>> START
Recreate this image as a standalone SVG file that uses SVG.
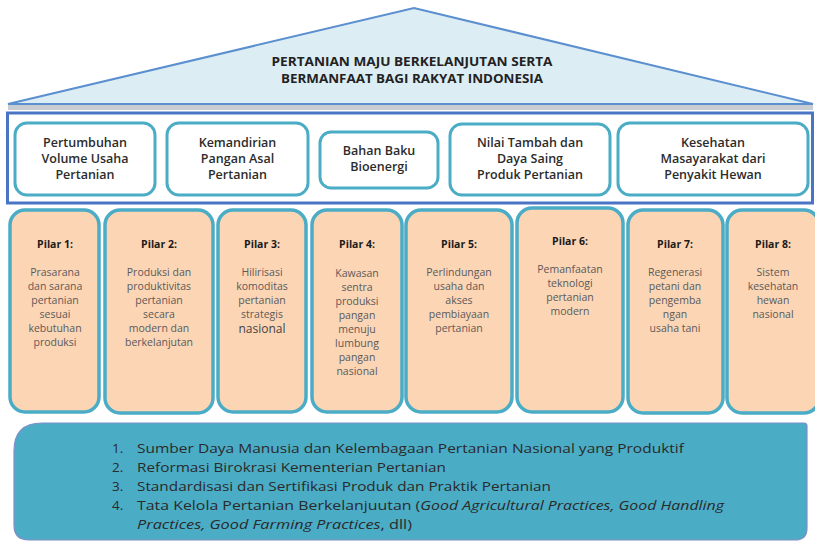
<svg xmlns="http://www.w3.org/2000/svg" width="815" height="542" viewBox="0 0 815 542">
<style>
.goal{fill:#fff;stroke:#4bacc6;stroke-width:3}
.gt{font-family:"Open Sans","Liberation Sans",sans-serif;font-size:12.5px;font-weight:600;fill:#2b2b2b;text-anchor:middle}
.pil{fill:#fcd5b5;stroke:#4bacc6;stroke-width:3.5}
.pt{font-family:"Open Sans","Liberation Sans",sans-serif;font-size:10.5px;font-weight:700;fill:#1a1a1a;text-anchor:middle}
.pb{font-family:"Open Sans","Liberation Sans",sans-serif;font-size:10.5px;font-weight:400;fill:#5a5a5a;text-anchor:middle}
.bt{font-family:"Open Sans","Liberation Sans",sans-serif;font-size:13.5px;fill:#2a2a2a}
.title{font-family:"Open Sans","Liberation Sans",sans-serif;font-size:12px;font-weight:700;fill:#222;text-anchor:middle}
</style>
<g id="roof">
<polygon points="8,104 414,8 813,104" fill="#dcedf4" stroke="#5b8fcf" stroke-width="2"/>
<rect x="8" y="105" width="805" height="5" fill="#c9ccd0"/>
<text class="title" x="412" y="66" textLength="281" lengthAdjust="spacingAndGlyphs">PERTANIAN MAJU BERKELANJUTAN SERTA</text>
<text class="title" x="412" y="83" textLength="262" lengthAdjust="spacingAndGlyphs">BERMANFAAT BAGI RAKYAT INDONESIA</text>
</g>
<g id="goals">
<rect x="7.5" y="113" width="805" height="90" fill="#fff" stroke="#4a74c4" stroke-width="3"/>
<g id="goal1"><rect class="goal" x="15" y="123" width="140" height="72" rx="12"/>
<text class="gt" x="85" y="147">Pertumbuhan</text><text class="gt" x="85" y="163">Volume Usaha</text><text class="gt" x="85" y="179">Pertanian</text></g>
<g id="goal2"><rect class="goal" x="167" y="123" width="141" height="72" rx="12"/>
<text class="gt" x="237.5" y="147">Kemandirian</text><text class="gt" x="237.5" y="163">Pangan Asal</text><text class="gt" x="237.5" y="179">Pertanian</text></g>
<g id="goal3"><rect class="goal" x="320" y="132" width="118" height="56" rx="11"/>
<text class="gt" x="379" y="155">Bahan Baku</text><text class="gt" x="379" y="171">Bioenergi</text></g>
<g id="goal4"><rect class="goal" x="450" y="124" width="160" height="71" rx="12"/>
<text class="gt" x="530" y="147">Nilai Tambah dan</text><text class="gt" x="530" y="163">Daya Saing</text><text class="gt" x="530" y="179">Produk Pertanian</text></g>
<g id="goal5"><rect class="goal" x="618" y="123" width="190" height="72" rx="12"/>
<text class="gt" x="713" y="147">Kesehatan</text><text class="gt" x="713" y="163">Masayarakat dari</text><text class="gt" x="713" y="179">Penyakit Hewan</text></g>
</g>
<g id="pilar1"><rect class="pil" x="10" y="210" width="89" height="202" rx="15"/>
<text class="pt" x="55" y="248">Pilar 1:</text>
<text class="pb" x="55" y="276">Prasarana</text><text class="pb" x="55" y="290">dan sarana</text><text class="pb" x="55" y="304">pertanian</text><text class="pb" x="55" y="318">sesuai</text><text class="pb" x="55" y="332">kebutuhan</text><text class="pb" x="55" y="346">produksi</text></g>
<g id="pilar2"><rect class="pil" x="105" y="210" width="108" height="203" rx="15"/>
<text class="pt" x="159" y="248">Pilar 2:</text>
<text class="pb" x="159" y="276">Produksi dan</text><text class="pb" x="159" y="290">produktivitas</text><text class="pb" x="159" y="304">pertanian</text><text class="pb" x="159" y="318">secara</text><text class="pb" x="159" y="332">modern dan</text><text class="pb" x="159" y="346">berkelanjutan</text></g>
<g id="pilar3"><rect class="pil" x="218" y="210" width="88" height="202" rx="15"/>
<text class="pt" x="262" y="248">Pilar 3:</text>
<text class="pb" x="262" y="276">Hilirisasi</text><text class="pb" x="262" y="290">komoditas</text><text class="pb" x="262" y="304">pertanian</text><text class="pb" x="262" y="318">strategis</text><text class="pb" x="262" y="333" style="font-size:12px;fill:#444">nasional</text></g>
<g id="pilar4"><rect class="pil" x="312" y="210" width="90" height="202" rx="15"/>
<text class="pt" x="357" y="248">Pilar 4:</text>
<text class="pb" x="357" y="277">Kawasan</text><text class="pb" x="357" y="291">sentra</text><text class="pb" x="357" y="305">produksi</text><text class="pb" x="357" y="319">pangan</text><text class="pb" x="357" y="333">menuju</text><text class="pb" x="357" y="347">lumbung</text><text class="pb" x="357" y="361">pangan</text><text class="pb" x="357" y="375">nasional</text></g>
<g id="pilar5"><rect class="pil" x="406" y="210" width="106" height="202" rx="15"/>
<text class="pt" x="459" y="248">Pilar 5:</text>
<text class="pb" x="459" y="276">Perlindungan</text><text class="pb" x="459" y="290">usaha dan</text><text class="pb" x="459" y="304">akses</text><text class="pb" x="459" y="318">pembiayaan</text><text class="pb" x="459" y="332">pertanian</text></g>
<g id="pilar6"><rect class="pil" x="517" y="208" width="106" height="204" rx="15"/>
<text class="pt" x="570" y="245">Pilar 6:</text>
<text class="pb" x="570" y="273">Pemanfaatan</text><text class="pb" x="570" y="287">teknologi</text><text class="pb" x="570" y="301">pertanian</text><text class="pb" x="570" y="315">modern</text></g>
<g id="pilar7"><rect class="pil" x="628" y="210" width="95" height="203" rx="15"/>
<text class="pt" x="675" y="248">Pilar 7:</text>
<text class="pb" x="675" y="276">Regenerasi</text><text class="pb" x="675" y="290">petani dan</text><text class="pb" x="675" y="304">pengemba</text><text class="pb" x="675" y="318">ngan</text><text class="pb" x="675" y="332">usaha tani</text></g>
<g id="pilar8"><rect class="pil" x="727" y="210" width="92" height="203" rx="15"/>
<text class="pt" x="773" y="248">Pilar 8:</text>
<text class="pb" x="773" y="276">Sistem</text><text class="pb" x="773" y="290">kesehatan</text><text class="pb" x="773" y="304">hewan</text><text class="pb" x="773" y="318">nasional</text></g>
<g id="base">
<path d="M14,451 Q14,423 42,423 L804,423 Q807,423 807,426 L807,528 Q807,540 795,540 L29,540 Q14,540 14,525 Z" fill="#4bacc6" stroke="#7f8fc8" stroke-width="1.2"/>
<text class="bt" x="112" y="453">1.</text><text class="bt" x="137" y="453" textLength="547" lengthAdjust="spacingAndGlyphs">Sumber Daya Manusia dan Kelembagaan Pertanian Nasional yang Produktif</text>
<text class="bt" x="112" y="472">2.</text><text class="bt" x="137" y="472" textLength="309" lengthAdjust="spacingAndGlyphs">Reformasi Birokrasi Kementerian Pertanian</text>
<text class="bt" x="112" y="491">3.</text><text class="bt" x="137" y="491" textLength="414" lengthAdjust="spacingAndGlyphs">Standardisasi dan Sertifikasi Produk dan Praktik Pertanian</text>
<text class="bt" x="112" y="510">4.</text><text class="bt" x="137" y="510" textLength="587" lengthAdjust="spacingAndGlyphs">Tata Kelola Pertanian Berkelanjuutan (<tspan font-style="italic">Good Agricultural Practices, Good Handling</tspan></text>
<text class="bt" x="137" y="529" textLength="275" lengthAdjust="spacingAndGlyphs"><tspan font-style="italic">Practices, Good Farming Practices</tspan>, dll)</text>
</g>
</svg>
>> END
▶ WHAT IS BEING ASKED: Quote the material exactly. Pictures stay out.

▶ REPLY:
Recreate this image as a standalone SVG file that uses SVG.
<svg xmlns="http://www.w3.org/2000/svg" width="815" height="542" viewBox="0 0 815 542">
<style>
.goal{fill:#fff;stroke:#4bacc6;stroke-width:3}
.gt{font-family:"Open Sans","Liberation Sans",sans-serif;font-size:12.5px;font-weight:600;fill:#2b2b2b;text-anchor:middle}
.pil{fill:#fcd5b5;stroke:#4bacc6;stroke-width:3.5}
.pt{font-family:"Open Sans","Liberation Sans",sans-serif;font-size:10.5px;font-weight:700;fill:#1a1a1a;text-anchor:middle}
.pb{font-family:"Open Sans","Liberation Sans",sans-serif;font-size:10.5px;font-weight:400;fill:#5a5a5a;text-anchor:middle}
.bt{font-family:"Open Sans","Liberation Sans",sans-serif;font-size:13.5px;fill:#2a2a2a}
.title{font-family:"Open Sans","Liberation Sans",sans-serif;font-size:12px;font-weight:700;fill:#222;text-anchor:middle}
</style>
<g id="roof">
<polygon points="8,104 414,8 813,104" fill="#dcedf4" stroke="#5b8fcf" stroke-width="2"/>
<rect x="8" y="105" width="805" height="5" fill="#c9ccd0"/>
<text class="title" x="412" y="66" textLength="281" lengthAdjust="spacingAndGlyphs">PERTANIAN MAJU BERKELANJUTAN SERTA</text>
<text class="title" x="412" y="83" textLength="262" lengthAdjust="spacingAndGlyphs">BERMANFAAT BAGI RAKYAT INDONESIA</text>
</g>
<g id="goals">
<rect x="7.5" y="113" width="805" height="90" fill="#fff" stroke="#4a74c4" stroke-width="3"/>
<g id="goal1"><rect class="goal" x="15" y="123" width="140" height="72" rx="12"/>
<text class="gt" x="85" y="147">Pertumbuhan</text><text class="gt" x="85" y="163">Volume Usaha</text><text class="gt" x="85" y="179">Pertanian</text></g>
<g id="goal2"><rect class="goal" x="167" y="123" width="141" height="72" rx="12"/>
<text class="gt" x="237.5" y="147">Kemandirian</text><text class="gt" x="237.5" y="163">Pangan Asal</text><text class="gt" x="237.5" y="179">Pertanian</text></g>
<g id="goal3"><rect class="goal" x="320" y="132" width="118" height="56" rx="11"/>
<text class="gt" x="379" y="155">Bahan Baku</text><text class="gt" x="379" y="171">Bioenergi</text></g>
<g id="goal4"><rect class="goal" x="450" y="124" width="160" height="71" rx="12"/>
<text class="gt" x="530" y="147">Nilai Tambah dan</text><text class="gt" x="530" y="163">Daya Saing</text><text class="gt" x="530" y="179">Produk Pertanian</text></g>
<g id="goal5"><rect class="goal" x="618" y="123" width="190" height="72" rx="12"/>
<text class="gt" x="713" y="147">Kesehatan</text><text class="gt" x="713" y="163">Masayarakat dari</text><text class="gt" x="713" y="179">Penyakit Hewan</text></g>
</g>
<g id="pilar1"><rect class="pil" x="10" y="210" width="89" height="202" rx="15"/>
<text class="pt" x="55" y="248">Pilar 1:</text>
<text class="pb" x="55" y="276">Prasarana</text><text class="pb" x="55" y="290">dan sarana</text><text class="pb" x="55" y="304">pertanian</text><text class="pb" x="55" y="318">sesuai</text><text class="pb" x="55" y="332">kebutuhan</text><text class="pb" x="55" y="346">produksi</text></g>
<g id="pilar2"><rect class="pil" x="105" y="210" width="108" height="203" rx="15"/>
<text class="pt" x="159" y="248">Pilar 2:</text>
<text class="pb" x="159" y="276">Produksi dan</text><text class="pb" x="159" y="290">produktivitas</text><text class="pb" x="159" y="304">pertanian</text><text class="pb" x="159" y="318">secara</text><text class="pb" x="159" y="332">modern dan</text><text class="pb" x="159" y="346">berkelanjutan</text></g>
<g id="pilar3"><rect class="pil" x="218" y="210" width="88" height="202" rx="15"/>
<text class="pt" x="262" y="248">Pilar 3:</text>
<text class="pb" x="262" y="276">Hilirisasi</text><text class="pb" x="262" y="290">komoditas</text><text class="pb" x="262" y="304">pertanian</text><text class="pb" x="262" y="318">strategis</text><text class="pb" x="262" y="333" style="font-size:12px;fill:#444">nasional</text></g>
<g id="pilar4"><rect class="pil" x="312" y="210" width="90" height="202" rx="15"/>
<text class="pt" x="357" y="248">Pilar 4:</text>
<text class="pb" x="357" y="277">Kawasan</text><text class="pb" x="357" y="291">sentra</text><text class="pb" x="357" y="305">produksi</text><text class="pb" x="357" y="319">pangan</text><text class="pb" x="357" y="333">menuju</text><text class="pb" x="357" y="347">lumbung</text><text class="pb" x="357" y="361">pangan</text><text class="pb" x="357" y="375">nasional</text></g>
<g id="pilar5"><rect class="pil" x="406" y="210" width="106" height="202" rx="15"/>
<text class="pt" x="459" y="248">Pilar 5:</text>
<text class="pb" x="459" y="276">Perlindungan</text><text class="pb" x="459" y="290">usaha dan</text><text class="pb" x="459" y="304">akses</text><text class="pb" x="459" y="318">pembiayaan</text><text class="pb" x="459" y="332">pertanian</text></g>
<g id="pilar6"><rect class="pil" x="517" y="208" width="106" height="204" rx="15"/>
<text class="pt" x="570" y="245">Pilar 6:</text>
<text class="pb" x="570" y="273">Pemanfaatan</text><text class="pb" x="570" y="287">teknologi</text><text class="pb" x="570" y="301">pertanian</text><text class="pb" x="570" y="315">modern</text></g>
<g id="pilar7"><rect class="pil" x="628" y="210" width="95" height="203" rx="15"/>
<text class="pt" x="675" y="248">Pilar 7:</text>
<text class="pb" x="675" y="276">Regenerasi</text><text class="pb" x="675" y="290">petani dan</text><text class="pb" x="675" y="304">pengemba</text><text class="pb" x="675" y="318">ngan</text><text class="pb" x="675" y="332">usaha tani</text></g>
<g id="pilar8"><rect class="pil" x="727" y="210" width="92" height="203" rx="15"/>
<text class="pt" x="773" y="248">Pilar 8:</text>
<text class="pb" x="773" y="276">Sistem</text><text class="pb" x="773" y="290">kesehatan</text><text class="pb" x="773" y="304">hewan</text><text class="pb" x="773" y="318">nasional</text></g>
<g id="base">
<path d="M14,451 Q14,423 42,423 L804,423 Q807,423 807,426 L807,528 Q807,540 795,540 L29,540 Q14,540 14,525 Z" fill="#4bacc6" stroke="#7f8fc8" stroke-width="1.2"/>
<text class="bt" x="112" y="453">1.</text><text class="bt" x="137" y="453" textLength="547" lengthAdjust="spacingAndGlyphs">Sumber Daya Manusia dan Kelembagaan Pertanian Nasional yang Produktif</text>
<text class="bt" x="112" y="472">2.</text><text class="bt" x="137" y="472" textLength="309" lengthAdjust="spacingAndGlyphs">Reformasi Birokrasi Kementerian Pertanian</text>
<text class="bt" x="112" y="491">3.</text><text class="bt" x="137" y="491" textLength="414" lengthAdjust="spacingAndGlyphs">Standardisasi dan Sertifikasi Produk dan Praktik Pertanian</text>
<text class="bt" x="112" y="510">4.</text><text class="bt" x="137" y="510" textLength="587" lengthAdjust="spacingAndGlyphs">Tata Kelola Pertanian Berkelanjuutan (<tspan font-style="italic">Good Agricultural Practices, Good Handling</tspan></text>
<text class="bt" x="137" y="529" textLength="275" lengthAdjust="spacingAndGlyphs"><tspan font-style="italic">Practices, Good Farming Practices</tspan>, dll)</text>
</g>
</svg>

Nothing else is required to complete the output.